Traffic Condition Predictions

I spoke to Dan about the development of the traffic prediction software to find out where it was at and just what kind of data he was using as inputs in order to attempt traffic condition prediction.

All the data required is gathered from the Seattle TSMC computers via the ITS data backbone using standard TCP/IP (Transmission Control Protocol / Internet Protocol) computer networking protocols. The existence of this data source vital to the various development projects the University have undertaken. As well as traffic flow data, CCTV image data is also received, as this is also a key component for the research. The CCTV inputs to the project were currently in development during my visit. The key to the algorithms is that they attempt to measure the overall average speed of a body of traffic, rather than the speed of an individual vehicle, to feed in to the data processing.

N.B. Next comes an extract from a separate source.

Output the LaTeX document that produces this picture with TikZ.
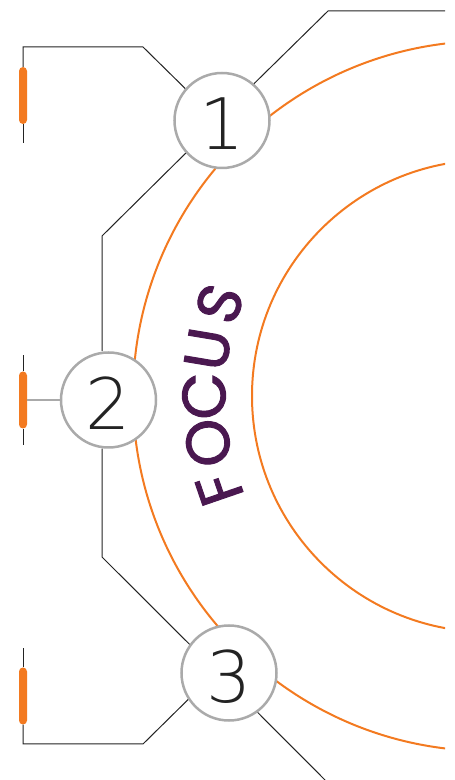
\documentclass[tikz,border=0pt]{standalone}
\usepackage{fontspec}
\newfontfamily\numfont{DejaVu Sans ExtraLight}
\newfontfamily\focusfont{Poppins}[FakeBold=1.6]
\definecolor{tangerine}{RGB}{243,122,32}
\definecolor{plum}{RGB}{74,24,80}
\definecolor{ash}{RGB}{170,170,170}
\definecolor{ink}{RGB}{35,35,35}
\tikzset{
  ring/.style={draw=tangerine,line width=2pt},
  stage/.style={circle,draw=ash,line width=2.5pt,fill=white,minimum size=95pt,inner sep=0pt,
    font=\numfont\fontsize{71}{71}\selectfont,text=ink,text height=59pt,text depth=0pt},
  lead/.style={draw=ink,line width=1pt},
  soft/.style={draw=ash,line width=1.5pt},
  marker/.style={fill=tangerine,rounded corners=4pt,minimum width=8pt,minimum height=57pt,inner sep=0pt},
  focus/.style={font=\focusfont\fontsize{61}{61}\selectfont,text=plum,inner sep=0pt},
}

\begin{document}
\begin{tikzpicture}[x=1pt,y=1pt]
  \useasboundingbox (0,0) rectangle (455,780);
  \clip (0,0) rectangle (445,780);
  % rings
  \coordinate (o) at (488,384);
  \draw[ring] (o) circle (355);
  \draw[ring] (o) circle (236);
  \foreach \ch/\ang in {F/199,O/189.5,C/180,U/170.5,S/161}
    \node[focus,rotate=\ang-90] at ([shift={(\ang:284)}]o) {\ch};
  % stages
  \node[stage] (c1) at (222,659.5) {1};
  \node[stage] (c2) at (108.5,380) {2};
  \node[stage] (c3) at (229,107) {3};
  \node[marker] (b1) at (23,684.5) {};
  \node[marker] (b2) at (23,380) {};
  \node[marker] (b3) at (23,84) {};
  \coordinate (t1) at (23,637);
  \coordinate (t2a) at (23,425);
  \coordinate (t2b) at (23,335);
  \coordinate (t3) at (23,132);
  \coordinate (k1) at (102,544);
  \coordinate (k2) at (102,223);
  \coordinate (e1) at (445,769);
  \coordinate (e3) at (335,-10);
  % leads
  \draw[lead] (c1.139) -- (143,733) -| (b1.north);
  \draw[lead] (b1.south) -- (t1);
  \draw[lead] (c1.49) -- (328,769) -- (e1);
  \draw[lead] (c1.222) -- (k1) -- (k1 |- c2.north);
  \draw[lead] (k2 |- c2.south) -- (k2) -- (c3.144);
  \draw[soft] (c2) -- (b2);
  \draw[lead] (b2.north) -- (t2a);
  \draw[lead] (b2.south) -- (t2b);
  \draw[lead] (c3.213) -- (143,36) -| (b3.south);
  \draw[lead] (b3.north) -- (t3);
  \draw[lead] (c3.306) -- (e3);
\end{tikzpicture}
\end{document}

The model currently in development aims to predict traffic conditions up to 20 minutes in advance. To achieve this Dan is using a combination of current and historical flow data. The historical data dates back about 26 months and is necessary to provide an adequate database of traffic flow, occupancy and volume information. In addition to this he has access to the AVL Metro Transit information which provides some information regarding travelling times on bus routes. Some speed detector loops do exist but not in any significant number. The more data gleaned then the more accurate travel time predictions can be made, which is an identified requirement for commuters based on TTI surveys.

The software algorithms are designed and written to process all of this information in real time to achieve the prediction results and the project currently focusing on Interstate 5 which runs north/south through Seattle running parallel with Puget Sound and adjacent Lake Union. The results generated are referred to as "cellular automata" which is a microscopic propagating technology that also works very fast on the real time data and statistics. This research is currently active with no delivery date available as yet (August 2000).

As well as providing a commuting tool user, the end product could also help with better ramp metering management and hence, further reduce congestion at intersections. Current ramp metering algorithms only use 2 minutes worth of data processing, expanding this would enable more informed control decisions to be made.

End user tools reflecting these technologies may well include speed colour coded maps similar to the congestion maps. It was agreed that wireless technologies and devices are excellent for this kind of information but that the U.S. was certainly not taking the lead with wireless devices, unlike Japan and parts of Europe!.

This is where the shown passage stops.